** Start Raw data **
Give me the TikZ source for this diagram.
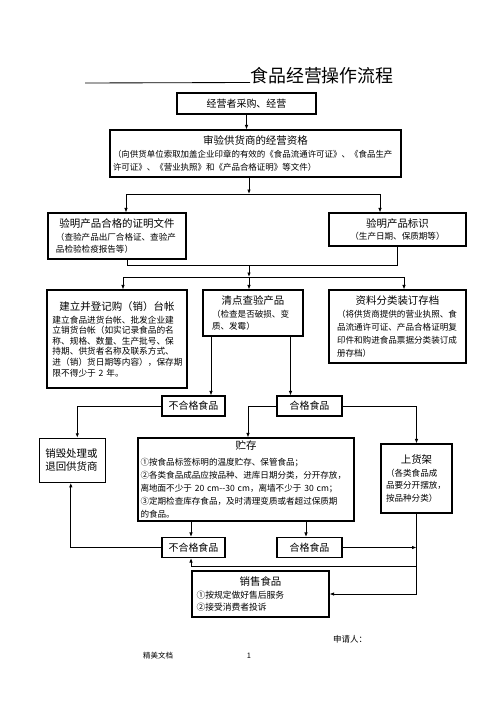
\documentclass[tikz,border=0pt]{standalone}
\usepackage{fontspec}
\setmainfont{Noto Sans CJK SC}
\usetikzlibrary{arrows.meta}
\setlength{\parindent}{0pt}
\newcommand{\boxhead}[1]{{\centering\fontsize{10.5}{13}\selectfont #1\par}}

\begin{document}
\begin{tikzpicture}[x=1bp, y=-1bp,
    flowbox/.style={draw, line width=1.1bp, inner ysep=2bp, align=left,
      font=\fontsize{8.6}{13}\selectfont},
    tagbox/.style={draw, line width=1.1bp, minimum height=20bp, inner sep=0pt,
      font=\fontsize{10}{12}\selectfont},
    link/.style={line width=0.85bp},
    linkarr/.style={link, -{Latex[length=4.5bp, width=3.5bp]}}]
    \useasboundingbox (0,0) rectangle (496,702);
    % Title with underline
    \node[anchor=base west, inner sep=0pt, font=\fontsize{18}{20}\selectfont] (title) at (250,82.5) {食品经营操作流程};
    \draw[link] (85,83) -- (title.base west);
    % Boxes, top part
    \node[flowbox, align=center, minimum width=139bp, minimum height=21bp, inner xsep=4bp, text width=131bp,
      font=\fontsize{10}{12}\selectfont] (buy) at (246.5,103.5) {经营者采购、经营};
    \node[flowbox, minimum width=291bp, minimum height=47bp, inner xsep=3bp, text width=285bp,
      font=\fontsize{8.5}{13}\selectfont] (audit) at (255.5,153.5) {\boxhead{审验供货商的经营资格}
      （向供货单位索取加盖企业印章的有效的《食品流通许可证》、《食品生产\\
      许可证》、《营业执照》和《产品合格证明》等文件）};
    \node[flowbox, minimum width=138bp, minimum height=46bp, inner xsep=8bp, text width=122bp] (cert) at (117,236) {\boxhead{验明产品合格的证明文件}
      （查验产品出厂合格证、查验产\\
      品检验检疫报告等）};
    \node[flowbox, align=center, minimum width=137bp, minimum height=33bp, inner xsep=4bp, text width=129bp] (mark) at (397.5,229.5) {\boxhead{验明产品标识}
      （生产日期、保质期等）};
    \node[flowbox, minimum width=140bp, minimum height=98bp, inner xsep=5.5bp, text width=129bp,
      font=\fontsize{8.7}{10.6}\selectfont] (ledger) at (117,339) {\boxhead{建立并登记购（销）台帐}\vspace{2.4bp}
      建立食品进货台帐、批发企业建\\
      立销货台帐（如实记录食品的名\\
      称、规格、数量、生产批号、保\\
      持期、供货者名称及联系方式、\\
      进（销）货日期等内容），保存期\\
      限不得少于 2 年。};
    \node[flowbox, minimum width=100bp, minimum height=46bp, inner xsep=9bp, text width=82bp] (check) at (253,313) {\boxhead{清点查验产品}
      （检查是否破损、变\\
      质、发霉）};
    \node[flowbox, minimum width=137bp, minimum height=73bp, inner xsep=8bp, text width=121bp] (file) at (397.5,326.5) {\boxhead{资料分类装订存档}
      （将供货商提供的营业执照、食\\
      品流通许可证、产品合格证明复\\
      印件和购进食品票据分类装订成\\
      册存档）};
    % Boxes, lower part
    \node[tagbox, minimum width=63bp] (bad1) at (193.5,406) {不合格食品};
    \node[tagbox, minimum width=65bp] (good1) at (309.5,406) {合格食品};
    \node[flowbox, minimum width=66bp, minimum height=44bp, inner xsep=6bp, text width=54bp,
      font=\fontsize{10.5}{13}\selectfont] (destroy) at (72.3,460.3) {销毁处理或\\
      退回供货商\par\vspace{11bp}};
    \node[flowbox, minimum width=216bp, minimum height=83bp, inner xsep=2.5bp, text width=211bp] (store) at (246,479.5) {\boxhead{贮存}\vspace{3.5bp}
      ①按食品标签标明的温度贮存、保管食品；\\
      ②各类食品成品应按品种、进库日期分类，分开存放，\\
      离地面不少于 20 cm-{}-30 cm，离墙不少于 30 cm；\\
      ③定期检查库存食品，及时清理变质或者超过保质期\\
      的食品。};
    \node[flowbox, minimum width=71bp, minimum height=69bp, inner xsep=5bp, text width=61bp] (shelf) at (416.5,478.5) {\boxhead{上货架}
      （各类食品成\\
      品要分开摆放，\\
      按品种分类）\par\vspace{7bp}};
    \node[tagbox, minimum width=63bp] (bad2) at (193.5,547.5) {不合格食品};
    \node[tagbox, minimum width=65bp] (good2) at (309.5,547.5) {合格食品};
    \node[flowbox, minimum width=137bp, minimum height=46bp, inner xsep=4.5bp, text width=128bp,
      font=\fontsize{8.8}{12.6}\selectfont] (sell) at (260.5,594) {\boxhead{销售食品}
      ①按规定做好售后服务\\
      ②接受消费者投诉};
    % Footer
    \node[anchor=west, inner sep=0pt, font=\fontsize{8.5}{10}\selectfont] (applicant) at (333,639) {申请人：};
    \node[anchor=west, inner sep=0pt, font=\fontsize{7.5}{9}\selectfont] (footer) at (143,656) {精美文档};
    \node[inner sep=0pt, font=\fontsize{7.5}{9}\selectfont] (pageno) at (249,656) {1};
    % Columns and junctions of the connectors
    \coordinate (split1) at (249,194);
    \coordinate (split1L) at (126,194);
    \coordinate (split1R) at (380,194);
    \coordinate (merge) at (249,265);
    \coordinate (mergeL) at (127,265);
    \coordinate (mergeR) at (397,265);
    \coordinate (split2) at (249,277);
    \coordinate (split2L) at (123,277);
    \coordinate (split2R) at (404,277);
    \coordinate (colA) at (211,0);
    \coordinate (colB) at (290.5,0);
    \coordinate (colC) at (191,0);
    \coordinate (colD) at (306,0);
    \coordinate (back) at (416.5,566);
    % Connectors, top part
    \draw[linkarr] (buy.south) -- (buy.south |- audit.north);
    \draw[linkarr] (split1 |- audit.south) -- (split1);
    \draw[link] (split1L) -- (split1R);
    \draw[linkarr] (split1L) -- (split1L |- cert.north);
    \draw[linkarr] (split1R) -- (split1R |- mark.north);
    \draw[link] (mergeL |- cert.south) -- (mergeL) -- (mergeR) -- (mergeR |- mark.south);
    \draw[linkarr] (merge) -- (split2);
    \draw[link] (split2L) -- (split2R);
    \draw[linkarr] (split2L) -- (split2L |- ledger.north);
    \draw[linkarr] (split2) -- (split2 |- check.north);
    \draw[linkarr] (split2R) -- (split2R |- file.north);
    \draw[linkarr] (check.south -| colA) -- (bad1.north -| colA);
    \draw[linkarr] (check.south -| colB) -- (good1.north -| colB);
    % Connectors, lower part
    \draw[linkarr] (bad1.west) -| ([xshift=5bp]destroy.north);
    \draw[linkarr] (good1.west) -| ([xshift=2bp]store.north);
    \draw[linkarr] (good1.east) -| (shelf.north);
    \draw[linkarr] (store.south -| colC) -- (bad2.north -| colC);
    \draw[linkarr] (store.south -| colD) -- (good2.north -| colD);
    \draw[linkarr] (bad2.west) -| ([xshift=-1.5bp]destroy.south);
    \draw[linkarr] (good2.east) -- (good2.east -| shelf.south);
    \draw[linkarr] (shelf.south) |- (sell.east);
    \draw[linkarr] (back) -| (bad2.south -| colC);
\end{tikzpicture}
\end{document}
** End Raw data **
### What is asked
Without the pictures, transcribe the listing above exactly.

### Solution to this exercise
Give me the TikZ source for this diagram.
\documentclass[tikz,border=0pt]{standalone}
\usepackage{fontspec}
\setmainfont{Noto Sans CJK SC}
\usetikzlibrary{arrows.meta}
\setlength{\parindent}{0pt}
\newcommand{\boxhead}[1]{{\centering\fontsize{10.5}{13}\selectfont #1\par}}

\begin{document}
\begin{tikzpicture}[x=1bp, y=-1bp,
    flowbox/.style={draw, line width=1.1bp, inner ysep=2bp, align=left,
      font=\fontsize{8.6}{13}\selectfont},
    tagbox/.style={draw, line width=1.1bp, minimum height=20bp, inner sep=0pt,
      font=\fontsize{10}{12}\selectfont},
    link/.style={line width=0.85bp},
    linkarr/.style={link, -{Latex[length=4.5bp, width=3.5bp]}}]
    \useasboundingbox (0,0) rectangle (496,702);
    % Title with underline
    \node[anchor=base west, inner sep=0pt, font=\fontsize{18}{20}\selectfont] (title) at (250,82.5) {食品经营操作流程};
    \draw[link] (85,83) -- (title.base west);
    % Boxes, top part
    \node[flowbox, align=center, minimum width=139bp, minimum height=21bp, inner xsep=4bp, text width=131bp,
      font=\fontsize{10}{12}\selectfont] (buy) at (246.5,103.5) {经营者采购、经营};
    \node[flowbox, minimum width=291bp, minimum height=47bp, inner xsep=3bp, text width=285bp,
      font=\fontsize{8.5}{13}\selectfont] (audit) at (255.5,153.5) {\boxhead{审验供货商的经营资格}
      （向供货单位索取加盖企业印章的有效的《食品流通许可证》、《食品生产\\
      许可证》、《营业执照》和《产品合格证明》等文件）};
    \node[flowbox, minimum width=138bp, minimum height=46bp, inner xsep=8bp, text width=122bp] (cert) at (117,236) {\boxhead{验明产品合格的证明文件}
      （查验产品出厂合格证、查验产\\
      品检验检疫报告等）};
    \node[flowbox, align=center, minimum width=137bp, minimum height=33bp, inner xsep=4bp, text width=129bp] (mark) at (397.5,229.5) {\boxhead{验明产品标识}
      （生产日期、保质期等）};
    \node[flowbox, minimum width=140bp, minimum height=98bp, inner xsep=5.5bp, text width=129bp,
      font=\fontsize{8.7}{10.6}\selectfont] (ledger) at (117,339) {\boxhead{建立并登记购（销）台帐}\vspace{2.4bp}
      建立食品进货台帐、批发企业建\\
      立销货台帐（如实记录食品的名\\
      称、规格、数量、生产批号、保\\
      持期、供货者名称及联系方式、\\
      进（销）货日期等内容），保存期\\
      限不得少于 2 年。};
    \node[flowbox, minimum width=100bp, minimum height=46bp, inner xsep=9bp, text width=82bp] (check) at (253,313) {\boxhead{清点查验产品}
      （检查是否破损、变\\
      质、发霉）};
    \node[flowbox, minimum width=137bp, minimum height=73bp, inner xsep=8bp, text width=121bp] (file) at (397.5,326.5) {\boxhead{资料分类装订存档}
      （将供货商提供的营业执照、食\\
      品流通许可证、产品合格证明复\\
      印件和购进食品票据分类装订成\\
      册存档）};
    % Boxes, lower part
    \node[tagbox, minimum width=63bp] (bad1) at (193.5,406) {不合格食品};
    \node[tagbox, minimum width=65bp] (good1) at (309.5,406) {合格食品};
    \node[flowbox, minimum width=66bp, minimum height=44bp, inner xsep=6bp, text width=54bp,
      font=\fontsize{10.5}{13}\selectfont] (destroy) at (72.3,460.3) {销毁处理或\\
      退回供货商\par\vspace{11bp}};
    \node[flowbox, minimum width=216bp, minimum height=83bp, inner xsep=2.5bp, text width=211bp] (store) at (246,479.5) {\boxhead{贮存}\vspace{3.5bp}
      ①按食品标签标明的温度贮存、保管食品；\\
      ②各类食品成品应按品种、进库日期分类，分开存放，\\
      离地面不少于 20 cm-{}-30 cm，离墙不少于 30 cm；\\
      ③定期检查库存食品，及时清理变质或者超过保质期\\
      的食品。};
    \node[flowbox, minimum width=71bp, minimum height=69bp, inner xsep=5bp, text width=61bp] (shelf) at (416.5,478.5) {\boxhead{上货架}
      （各类食品成\\
      品要分开摆放，\\
      按品种分类）\par\vspace{7bp}};
    \node[tagbox, minimum width=63bp] (bad2) at (193.5,547.5) {不合格食品};
    \node[tagbox, minimum width=65bp] (good2) at (309.5,547.5) {合格食品};
    \node[flowbox, minimum width=137bp, minimum height=46bp, inner xsep=4.5bp, text width=128bp,
      font=\fontsize{8.8}{12.6}\selectfont] (sell) at (260.5,594) {\boxhead{销售食品}
      ①按规定做好售后服务\\
      ②接受消费者投诉};
    % Footer
    \node[anchor=west, inner sep=0pt, font=\fontsize{8.5}{10}\selectfont] (applicant) at (333,639) {申请人：};
    \node[anchor=west, inner sep=0pt, font=\fontsize{7.5}{9}\selectfont] (footer) at (143,656) {精美文档};
    \node[inner sep=0pt, font=\fontsize{7.5}{9}\selectfont] (pageno) at (249,656) {1};
    % Columns and junctions of the connectors
    \coordinate (split1) at (249,194);
    \coordinate (split1L) at (126,194);
    \coordinate (split1R) at (380,194);
    \coordinate (merge) at (249,265);
    \coordinate (mergeL) at (127,265);
    \coordinate (mergeR) at (397,265);
    \coordinate (split2) at (249,277);
    \coordinate (split2L) at (123,277);
    \coordinate (split2R) at (404,277);
    \coordinate (colA) at (211,0);
    \coordinate (colB) at (290.5,0);
    \coordinate (colC) at (191,0);
    \coordinate (colD) at (306,0);
    \coordinate (back) at (416.5,566);
    % Connectors, top part
    \draw[linkarr] (buy.south) -- (buy.south |- audit.north);
    \draw[linkarr] (split1 |- audit.south) -- (split1);
    \draw[link] (split1L) -- (split1R);
    \draw[linkarr] (split1L) -- (split1L |- cert.north);
    \draw[linkarr] (split1R) -- (split1R |- mark.north);
    \draw[link] (mergeL |- cert.south) -- (mergeL) -- (mergeR) -- (mergeR |- mark.south);
    \draw[linkarr] (merge) -- (split2);
    \draw[link] (split2L) -- (split2R);
    \draw[linkarr] (split2L) -- (split2L |- ledger.north);
    \draw[linkarr] (split2) -- (split2 |- check.north);
    \draw[linkarr] (split2R) -- (split2R |- file.north);
    \draw[linkarr] (check.south -| colA) -- (bad1.north -| colA);
    \draw[linkarr] (check.south -| colB) -- (good1.north -| colB);
    % Connectors, lower part
    \draw[linkarr] (bad1.west) -| ([xshift=5bp]destroy.north);
    \draw[linkarr] (good1.west) -| ([xshift=2bp]store.north);
    \draw[linkarr] (good1.east) -| (shelf.north);
    \draw[linkarr] (store.south -| colC) -- (bad2.north -| colC);
    \draw[linkarr] (store.south -| colD) -- (good2.north -| colD);
    \draw[linkarr] (bad2.west) -| ([xshift=-1.5bp]destroy.south);
    \draw[linkarr] (good2.east) -- (good2.east -| shelf.south);
    \draw[linkarr] (shelf.south) |- (sell.east);
    \draw[linkarr] (back) -| (bad2.south -| colC);
\end{tikzpicture}
\end{document}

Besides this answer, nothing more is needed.